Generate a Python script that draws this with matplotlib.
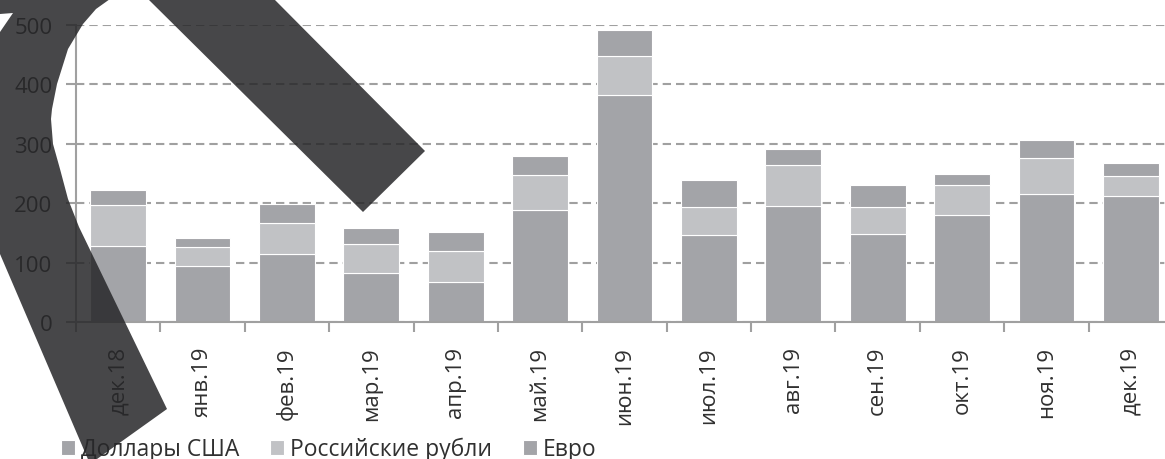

==================================================

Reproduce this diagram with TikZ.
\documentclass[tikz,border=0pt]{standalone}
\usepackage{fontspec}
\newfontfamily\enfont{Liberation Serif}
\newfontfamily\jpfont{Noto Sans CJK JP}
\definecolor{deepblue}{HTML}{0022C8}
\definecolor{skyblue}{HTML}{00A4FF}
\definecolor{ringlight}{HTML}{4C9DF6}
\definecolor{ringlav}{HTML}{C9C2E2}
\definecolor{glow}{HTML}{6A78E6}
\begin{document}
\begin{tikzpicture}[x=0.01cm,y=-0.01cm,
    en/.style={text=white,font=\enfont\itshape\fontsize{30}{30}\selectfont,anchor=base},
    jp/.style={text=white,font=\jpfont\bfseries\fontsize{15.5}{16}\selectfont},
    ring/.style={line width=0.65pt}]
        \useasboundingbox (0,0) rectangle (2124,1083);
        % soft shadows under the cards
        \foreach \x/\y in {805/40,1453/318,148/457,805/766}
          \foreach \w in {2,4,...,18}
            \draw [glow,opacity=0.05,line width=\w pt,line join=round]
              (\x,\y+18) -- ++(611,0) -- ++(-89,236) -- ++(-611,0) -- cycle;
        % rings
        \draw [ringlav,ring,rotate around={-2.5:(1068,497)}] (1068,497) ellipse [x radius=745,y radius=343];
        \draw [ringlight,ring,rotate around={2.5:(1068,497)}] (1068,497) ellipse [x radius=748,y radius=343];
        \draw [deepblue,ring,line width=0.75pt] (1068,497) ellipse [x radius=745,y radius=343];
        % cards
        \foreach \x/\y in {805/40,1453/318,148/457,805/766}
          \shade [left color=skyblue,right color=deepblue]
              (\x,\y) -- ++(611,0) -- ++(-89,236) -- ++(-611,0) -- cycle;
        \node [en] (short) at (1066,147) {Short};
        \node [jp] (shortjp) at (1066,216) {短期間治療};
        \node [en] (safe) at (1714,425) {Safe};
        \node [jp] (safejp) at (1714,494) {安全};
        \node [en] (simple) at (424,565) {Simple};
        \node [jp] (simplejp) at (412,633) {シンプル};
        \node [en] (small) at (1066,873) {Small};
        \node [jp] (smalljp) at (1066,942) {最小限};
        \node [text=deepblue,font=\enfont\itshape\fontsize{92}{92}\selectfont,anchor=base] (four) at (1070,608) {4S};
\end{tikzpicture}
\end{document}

==================================================

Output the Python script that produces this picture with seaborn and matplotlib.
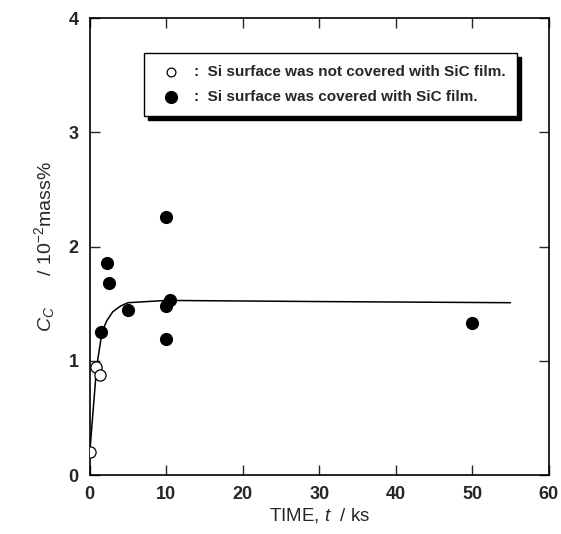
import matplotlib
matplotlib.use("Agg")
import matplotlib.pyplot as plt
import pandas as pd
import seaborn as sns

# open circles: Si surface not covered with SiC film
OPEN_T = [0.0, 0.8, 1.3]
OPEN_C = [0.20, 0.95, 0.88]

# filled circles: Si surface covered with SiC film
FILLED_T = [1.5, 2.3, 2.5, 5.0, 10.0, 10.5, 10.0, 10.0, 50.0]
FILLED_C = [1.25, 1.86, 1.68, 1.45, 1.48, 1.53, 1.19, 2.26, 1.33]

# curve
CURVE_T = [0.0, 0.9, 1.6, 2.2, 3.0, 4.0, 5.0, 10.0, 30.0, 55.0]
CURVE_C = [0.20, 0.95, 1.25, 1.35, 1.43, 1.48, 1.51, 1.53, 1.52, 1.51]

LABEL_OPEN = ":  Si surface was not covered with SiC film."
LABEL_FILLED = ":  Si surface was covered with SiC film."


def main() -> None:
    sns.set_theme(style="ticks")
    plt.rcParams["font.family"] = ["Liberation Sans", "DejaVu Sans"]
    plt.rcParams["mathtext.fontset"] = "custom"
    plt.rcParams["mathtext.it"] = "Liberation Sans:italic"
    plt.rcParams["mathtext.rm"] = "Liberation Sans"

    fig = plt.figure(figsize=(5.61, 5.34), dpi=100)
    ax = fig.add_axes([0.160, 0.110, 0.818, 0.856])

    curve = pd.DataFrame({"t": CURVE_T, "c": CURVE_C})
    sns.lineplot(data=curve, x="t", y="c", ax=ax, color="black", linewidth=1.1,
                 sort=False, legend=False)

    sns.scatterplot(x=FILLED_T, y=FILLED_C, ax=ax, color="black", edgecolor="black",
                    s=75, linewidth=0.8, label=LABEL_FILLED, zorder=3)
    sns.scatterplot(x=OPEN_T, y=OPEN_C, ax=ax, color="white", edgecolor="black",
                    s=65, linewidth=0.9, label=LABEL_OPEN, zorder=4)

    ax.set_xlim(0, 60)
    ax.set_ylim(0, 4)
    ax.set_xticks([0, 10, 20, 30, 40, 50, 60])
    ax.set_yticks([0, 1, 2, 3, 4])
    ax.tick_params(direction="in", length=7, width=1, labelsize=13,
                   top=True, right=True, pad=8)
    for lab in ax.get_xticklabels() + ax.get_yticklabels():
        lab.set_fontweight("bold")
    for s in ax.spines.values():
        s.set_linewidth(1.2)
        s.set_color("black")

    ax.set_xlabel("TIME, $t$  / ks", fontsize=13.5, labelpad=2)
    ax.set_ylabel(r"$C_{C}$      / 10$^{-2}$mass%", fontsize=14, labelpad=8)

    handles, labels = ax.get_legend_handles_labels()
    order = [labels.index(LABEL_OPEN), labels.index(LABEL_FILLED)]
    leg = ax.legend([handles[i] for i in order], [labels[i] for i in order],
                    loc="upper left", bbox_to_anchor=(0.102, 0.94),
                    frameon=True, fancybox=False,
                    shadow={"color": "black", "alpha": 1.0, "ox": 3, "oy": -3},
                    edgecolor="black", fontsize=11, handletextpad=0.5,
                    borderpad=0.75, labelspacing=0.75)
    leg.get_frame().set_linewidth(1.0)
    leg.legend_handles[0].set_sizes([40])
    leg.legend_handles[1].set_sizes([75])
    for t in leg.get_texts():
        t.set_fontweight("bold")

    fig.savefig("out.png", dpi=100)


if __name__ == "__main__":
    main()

==================================================

_Exercise prompt_.
Only the lines from the one containing "Output the Python" down to the one containing "surface was covered" should be copied, exactly and with both ends kept. Drop the pictures.

_Solution for this task_.
Output the Python script that produces this picture with seaborn and matplotlib.
import matplotlib
matplotlib.use("Agg")
import matplotlib.pyplot as plt
import pandas as pd
import seaborn as sns

# open circles: Si surface not covered with SiC film
OPEN_T = [0.0, 0.8, 1.3]
OPEN_C = [0.20, 0.95, 0.88]

# filled circles: Si surface covered with SiC film
FILLED_T = [1.5, 2.3, 2.5, 5.0, 10.0, 10.5, 10.0, 10.0, 50.0]
FILLED_C = [1.25, 1.86, 1.68, 1.45, 1.48, 1.53, 1.19, 2.26, 1.33]

# curve
CURVE_T = [0.0, 0.9, 1.6, 2.2, 3.0, 4.0, 5.0, 10.0, 30.0, 55.0]
CURVE_C = [0.20, 0.95, 1.25, 1.35, 1.43, 1.48, 1.51, 1.53, 1.52, 1.51]

LABEL_OPEN = ":  Si surface was not covered with SiC film."
LABEL_FILLED = ":  Si surface was covered with SiC film."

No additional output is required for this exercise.